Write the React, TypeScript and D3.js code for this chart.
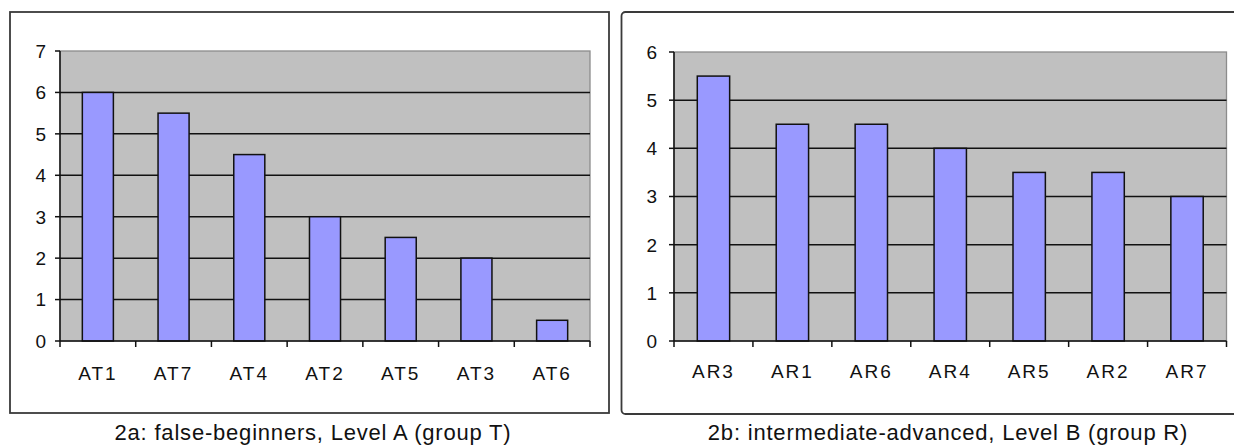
import React from "react";
import { scaleBand, scaleLinear, range } from "d3";

const leftCategories = ["AT1", "AT7", "AT4", "AT2", "AT5", "AT3", "AT6"];
const leftValues = [6, 5.5, 4.5, 3, 2.5, 2, 0.5];
const leftTicks = [0, 1, 2, 3, 4, 5, 6, 7];
const leftCaption = "2a: false-beginners, Level A (group T)";

const rightCategories = ["AR3", "AR1", "AR6", "AR4", "AR5", "AR2", "AR7"];
const rightValues = [5.5, 4.5, 4.5, 4, 3.5, 3.5, 3];
const rightTicks = [0, 1, 2, 3, 4, 5, 6];
const rightCaption = "2b: intermediate-advanced, Level B (group R)";

const font = "'Liberation Sans', Arial, sans-serif";

type PanelProps = {
  frame: { x: number; y: number; w: number; h: number; rx: number };
  plot: { x0: number; x1: number; y0: number; y1: number };
  labelX: number;
  catBaseline: number;
  captionX: number;
  captionY: number;
  categories: string[];
  values: number[];
  ticks: number[];
  caption: string;
};

function Panel({ frame, plot, labelX, catBaseline, captionX, captionY, categories, values, ticks, caption }: PanelProps) {
  const x = scaleBand<string>().domain(categories).range([plot.x0, plot.x1]);
  const y = scaleLinear()
    .domain([0, ticks[ticks.length - 1]])
    .range([plot.y1, plot.y0]);
  const bw = x.bandwidth();
  const barW = bw * 0.41;

  return (
    <g>
      <rect
        x={frame.x}
        y={frame.y}
        width={frame.w}
        height={frame.h}
        rx={frame.rx}
        fill="#fff"
        stroke="#3a3a3a"
        strokeWidth={1.8}
      />
      <rect
        x={plot.x0}
        y={plot.y0}
        width={plot.x1 - plot.x0}
        height={plot.y1 - plot.y0}
        fill="#c0c0c0"
        stroke="#8c8c8c"
        strokeWidth={1.3}
      />
      {ticks.slice(1, -1).map((t) => (
        <line key={t} x1={plot.x0} x2={plot.x1} y1={y(t)} y2={y(t)} stroke="#111" strokeWidth={1.5} />
      ))}
      {categories.map((c, i) => {
        const cx = (x(c) ?? 0) + bw / 2;
        return (
          <rect
            key={c}
            x={cx - barW / 2}
            y={y(values[i])}
            width={barW}
            height={plot.y1 - y(values[i])}
            fill="#9999ff"
            stroke="#111"
            strokeWidth={1.5}
          />
        );
      })}
      {/* axes */}
      <line x1={plot.x0} x2={plot.x0} y1={plot.y0} y2={plot.y1} stroke="#111" strokeWidth={1.5} />
      <line x1={plot.x0} x2={plot.x1} y1={plot.y1} y2={plot.y1} stroke="#111" strokeWidth={1.5} />
      {ticks.map((t) => (
        <g key={t}>
          <line x1={plot.x0 - 5} x2={plot.x0} y1={y(t)} y2={y(t)} stroke="#111" strokeWidth={1.5} />
          <text
            x={labelX}
            y={y(t)}
            dy="0.36em"
            textAnchor="end"
            fontFamily={font}
            fontSize={19}
            fill="#111"
          >
            {t}
          </text>
        </g>
      ))}
      {range(categories.length + 1).map((i) => {
        const tx = plot.x0 + i * bw;
        return <line key={i} x1={tx} x2={tx} y1={plot.y1} y2={plot.y1 + 6} stroke="#111" strokeWidth={1.5} />;
      })}
      {categories.map((c) => (
        <text
          key={c}
          x={(x(c) ?? 0) + bw / 2}
          y={catBaseline}
          textAnchor="middle"
          fontFamily={font}
          fontSize={19}
          letterSpacing={2}
          fill="#111"
        >
          {c}
        </text>
      ))}
      <text
        x={captionX}
        y={captionY}
        textAnchor="middle"
        fontFamily={font}
        fontSize={22}
        letterSpacing={0.8}
        fill="#111"
      >
        {caption}
      </text>
    </g>
  );
}

export default function App() {
  return (
    <svg
      width={1234}
      height={446}
      viewBox="0 0 1234 446"
      style={{ position: "absolute", left: 0, top: 0, background: "#fff", overflow: "hidden" }}
    >
      <Panel
        frame={{ x: 10, y: 12, w: 599, h: 401, rx: 0 }}
        plot={{ x0: 60, x1: 590, y0: 51, y1: 341 }}
        labelX={46}
        catBaseline={380}
        captionX={313}
        captionY={440}
        categories={leftCategories}
        values={leftValues}
        ticks={leftTicks}
        caption={leftCaption}
      />
      <Panel
        frame={{ x: 621.5, y: 12, w: 800, h: 402, rx: 4 }}
        plot={{ x0: 674, x1: 1226.5, y0: 52, y1: 341 }}
        labelX={657}
        catBaseline={378}
        captionX={948}
        captionY={440}
        categories={rightCategories}
        values={rightValues}
        ticks={rightTicks}
        caption={rightCaption}
      />
    </svg>
  );
}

=======

THE EXERCISE: Report every line containing the word "React" from the listing above.

RESULT OF THE EXERCISE:
Write the React, TypeScript and D3.js code for this chart.
import React from "react";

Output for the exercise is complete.